>>>

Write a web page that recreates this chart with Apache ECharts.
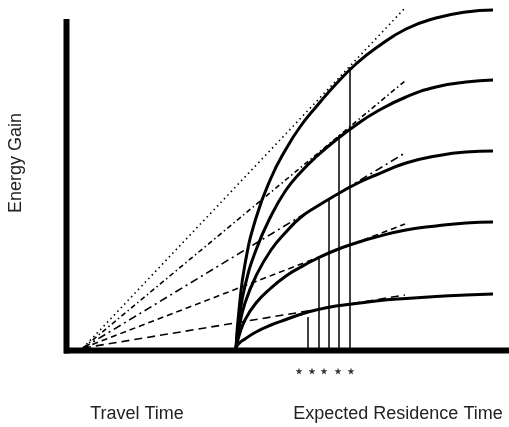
<!DOCTYPE html>
<html>
<head>
<meta charset="utf-8">
<script src="https://cdn.jsdelivr.net/npm/echarts@6/dist/echarts.min.js"></script>
<style>
  html, body { margin: 0; padding: 0; background: #fff; }
  #chart { width: 509px; height: 427px; }
</style>
</head>
<body>
<div id="chart"></div>
<script>
// ---- data ----
// residence time sample points (t = 0 is the start of patch residence)
const residenceT = [0, 0.3, 0.9, 2, 3.5, 5, 6.4, 8, 10, 12, 14, 17, 20, 23, 25.7];
// energy gain curves, richest patch first
const gain1 = [0, 3.8, 8.4, 13.0, 17.0, 19.9, 22.1, 24.1, 26.4, 28.4, 30.0, 31.9, 33.0, 33.6, 33.8];
const gain2 = [0, 2.8, 6.2, 9.8, 13.2, 15.8, 17.5, 19.1, 20.8, 22.3, 23.6, 25.1, 26.1, 26.6, 26.8];
const gain3 = [0, 2.0, 4.5, 7.2, 9.8, 11.6, 13.0, 14.1, 15.3, 16.4, 17.3, 18.5, 19.2, 19.6, 19.7];
const gain4 = [0, 1.2, 2.8, 4.5, 6.0, 7.2, 8.05, 8.9, 9.8, 10.5, 11.1, 11.8, 12.2, 12.5, 12.6];
const gain5 = [0, 0.45, 0.9, 1.6, 2.3, 2.85, 3.35, 3.8, 4.2, 4.45, 4.7, 4.95, 5.15, 5.3, 5.4];
const gains = [gain1, gain2, gain3, gain4, gain5];

// tangent lines from the travel-time point
const travelT = -15.3;
const tangentEndT = 16.9;
const tangentEndG = [34.0, 26.7, 19.5, 12.4, 5.3];

// vertical markers at the optimal residence times
const markerT = [11.4, 10.3, 9.3, 8.3, 7.2];
const markerG = [28.1, 21.3, 15.0, 9.0, 3.1];

// stars below the axis
const starT = [6.3, 7.6, 8.8, 10.2, 11.5];
const starG = -2.3;

// labels
const yLabel = 'Energy Gain';
const travelLabel = 'Travel Time';
const residenceLabel = 'Expected Residence Time';

// ---- chart ----
const dashStyles = [[1.5, 3.5], [5, 3, 1.5, 3], [8, 4, 2, 4], [6, 4], [8, 5]];
const series = [];

// axes drawn as thick bars
series.push({
  type: 'line', data: [[-17.2, -0.25], [27.3, -0.25]], symbol: 'none', silent: true,
  lineStyle: { color: '#000', width: 6, cap: 'butt' }, z: 5
});
series.push({
  type: 'line', data: [[-16.95, -0.55], [-16.95, 32.9]], symbol: 'none', silent: true,
  lineStyle: { color: '#000', width: 6, cap: 'butt' }, z: 5
});

// tangent lines
tangentEndG.forEach((g, i) => {
  series.push({
    type: 'line', data: [[travelT, 0], [tangentEndT, g]], symbol: 'none', silent: true,
    lineStyle: { color: '#000', width: 1.6, type: dashStyles[i] }, z: 2
  });
});

// gain curves
gains.forEach(arr => {
  series.push({
    type: 'line', data: residenceT.map((t, j) => [t, arr[j]]), symbol: 'none', silent: true,
    smooth: 0.5,
    lineStyle: { color: '#000', width: 3, join: 'round' }, z: 4
  });
});

// vertical markers
markerT.forEach((t, i) => {
  series.push({
    type: 'line', data: [[t, 0], [t, markerG[i]]], symbol: 'none', silent: true,
    lineStyle: { color: '#000', width: 1.5 }, z: 3
  });
});

// stars
series.push({
  type: 'scatter', data: starT.map(t => [t, starG]), silent: true,
  symbol: 'path://M50,0 L61,35 L98,35 L68,57 L79,91 L50,70 L21,91 L32,57 L2,35 L39,35 Z',
  symbolSize: 7, itemStyle: { color: '#000' }
});

const chart = echarts.init(document.getElementById('chart'), null, { renderer: 'canvas' });
chart.setOption({
  animation: false,
  backgroundColor: '#fff',
  grid: { left: 0, right: 0, top: 0, bottom: 0 },
  xAxis: {
    type: 'value', min: -23.6, max: 27.3,
    axisLine: { show: false }, axisTick: { show: false },
    axisLabel: { show: false }, splitLine: { show: false }
  },
  yAxis: {
    type: 'value', min: -7.9, max: 34.8,
    axisLine: { show: false }, axisTick: { show: false },
    axisLabel: { show: false }, splitLine: { show: false }
  },
  series: series,
  graphic: [
    {
      type: 'text', x: 16, y: 163, rotation: Math.PI / 2,
      style: { text: yLabel, x: 0, y: 0, align: 'center', verticalAlign: 'middle',
               fill: '#222', font: '18px "Liberation Sans", Arial, sans-serif' }
    },
    {
      type: 'text', x: 137, y: 414,
      style: { text: travelLabel, align: 'center', verticalAlign: 'middle',
               fill: '#222', font: '18px "Liberation Sans", Arial, sans-serif' }
    },
    {
      type: 'text', x: 398, y: 414,
      style: { text: residenceLabel, align: 'center', verticalAlign: 'middle',
               fill: '#222', font: '18px "Liberation Sans", Arial, sans-serif' }
    }
  ]
});
</script>
</body>
</html>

<<<

Output the data above without changes, apart from leaving out the pictures.

= EXERCISE SOLUTION =
Write a web page that recreates this chart with Apache ECharts.
<!DOCTYPE html>
<html>
<head>
<meta charset="utf-8">
<script src="https://cdn.jsdelivr.net/npm/echarts@6/dist/echarts.min.js"></script>
<style>
  html, body { margin: 0; padding: 0; background: #fff; }
  #chart { width: 509px; height: 427px; }
</style>
</head>
<body>
<div id="chart"></div>
<script>
// ---- data ----
// residence time sample points (t = 0 is the start of patch residence)
const residenceT = [0, 0.3, 0.9, 2, 3.5, 5, 6.4, 8, 10, 12, 14, 17, 20, 23, 25.7];
// energy gain curves, richest patch first
const gain1 = [0, 3.8, 8.4, 13.0, 17.0, 19.9, 22.1, 24.1, 26.4, 28.4, 30.0, 31.9, 33.0, 33.6, 33.8];
const gain2 = [0, 2.8, 6.2, 9.8, 13.2, 15.8, 17.5, 19.1, 20.8, 22.3, 23.6, 25.1, 26.1, 26.6, 26.8];
const gain3 = [0, 2.0, 4.5, 7.2, 9.8, 11.6, 13.0, 14.1, 15.3, 16.4, 17.3, 18.5, 19.2, 19.6, 19.7];
const gain4 = [0, 1.2, 2.8, 4.5, 6.0, 7.2, 8.05, 8.9, 9.8, 10.5, 11.1, 11.8, 12.2, 12.5, 12.6];
const gain5 = [0, 0.45, 0.9, 1.6, 2.3, 2.85, 3.35, 3.8, 4.2, 4.45, 4.7, 4.95, 5.15, 5.3, 5.4];
const gains = [gain1, gain2, gain3, gain4, gain5];

// tangent lines from the travel-time point
const travelT = -15.3;
const tangentEndT = 16.9;
const tangentEndG = [34.0, 26.7, 19.5, 12.4, 5.3];

// vertical markers at the optimal residence times
const markerT = [11.4, 10.3, 9.3, 8.3, 7.2];
const markerG = [28.1, 21.3, 15.0, 9.0, 3.1];

// stars below the axis
const starT = [6.3, 7.6, 8.8, 10.2, 11.5];
const starG = -2.3;

// labels
const yLabel = 'Energy Gain';
const travelLabel = 'Travel Time';
const residenceLabel = 'Expected Residence Time';

// ---- chart ----
const dashStyles = [[1.5, 3.5], [5, 3, 1.5, 3], [8, 4, 2, 4], [6, 4], [8, 5]];
const series = [];

// axes drawn as thick bars
series.push({
  type: 'line', data: [[-17.2, -0.25], [27.3, -0.25]], symbol: 'none', silent: true,
  lineStyle: { color: '#000', width: 6, cap: 'butt' }, z: 5
});
series.push({
  type: 'line', data: [[-16.95, -0.55], [-16.95, 32.9]], symbol: 'none', silent: true,
  lineStyle: { color: '#000', width: 6, cap: 'butt' }, z: 5
});

// tangent lines
tangentEndG.forEach((g, i) => {
  series.push({
    type: 'line', data: [[travelT, 0], [tangentEndT, g]], symbol: 'none', silent: true,
    lineStyle: { color: '#000', width: 1.6, type: dashStyles[i] }, z: 2
  });
});

// gain curves
gains.forEach(arr => {
  series.push({
    type: 'line', data: residenceT.map((t, j) => [t, arr[j]]), symbol: 'none', silent: true,
    smooth: 0.5,
    lineStyle: { color: '#000', width: 3, join: 'round' }, z: 4
  });
});

// vertical markers
markerT.forEach((t, i) => {
  series.push({
    type: 'line', data: [[t, 0], [t, markerG[i]]], symbol: 'none', silent: true,
    lineStyle: { color: '#000', width: 1.5 }, z: 3
  });
});

// stars
series.push({
  type: 'scatter', data: starT.map(t => [t, starG]), silent: true,
  symbol: 'path://M50,0 L61,35 L98,35 L68,57 L79,91 L50,70 L21,91 L32,57 L2,35 L39,35 Z',
  symbolSize: 7, itemStyle: { color: '#000' }
});

const chart = echarts.init(document.getElementById('chart'), null, { renderer: 'canvas' });
chart.setOption({
  animation: false,
  backgroundColor: '#fff',
  grid: { left: 0, right: 0, top: 0, bottom: 0 },
  xAxis: {
    type: 'value', min: -23.6, max: 27.3,
    axisLine: { show: false }, axisTick: { show: false },
    axisLabel: { show: false }, splitLine: { show: false }
  },
  yAxis: {
    type: 'value', min: -7.9, max: 34.8,
    axisLine: { show: false }, axisTick: { show: false },
    axisLabel: { show: false }, splitLine: { show: false }
  },
  series: series,
  graphic: [
    {
      type: 'text', x: 16, y: 163, rotation: Math.PI / 2,
      style: { text: yLabel, x: 0, y: 0, align: 'center', verticalAlign: 'middle',
               fill: '#222', font: '18px "Liberation Sans", Arial, sans-serif' }
    },
    {
      type: 'text', x: 137, y: 414,
      style: { text: travelLabel, align: 'center', verticalAlign: 'middle',
               fill: '#222', font: '18px "Liberation Sans", Arial, sans-serif' }
    },
    {
      type: 'text', x: 398, y: 414,
      style: { text: residenceLabel, align: 'center', verticalAlign: 'middle',
               fill: '#222', font: '18px "Liberation Sans", Arial, sans-serif' }
    }
  ]
});
</script>
</body>
</html>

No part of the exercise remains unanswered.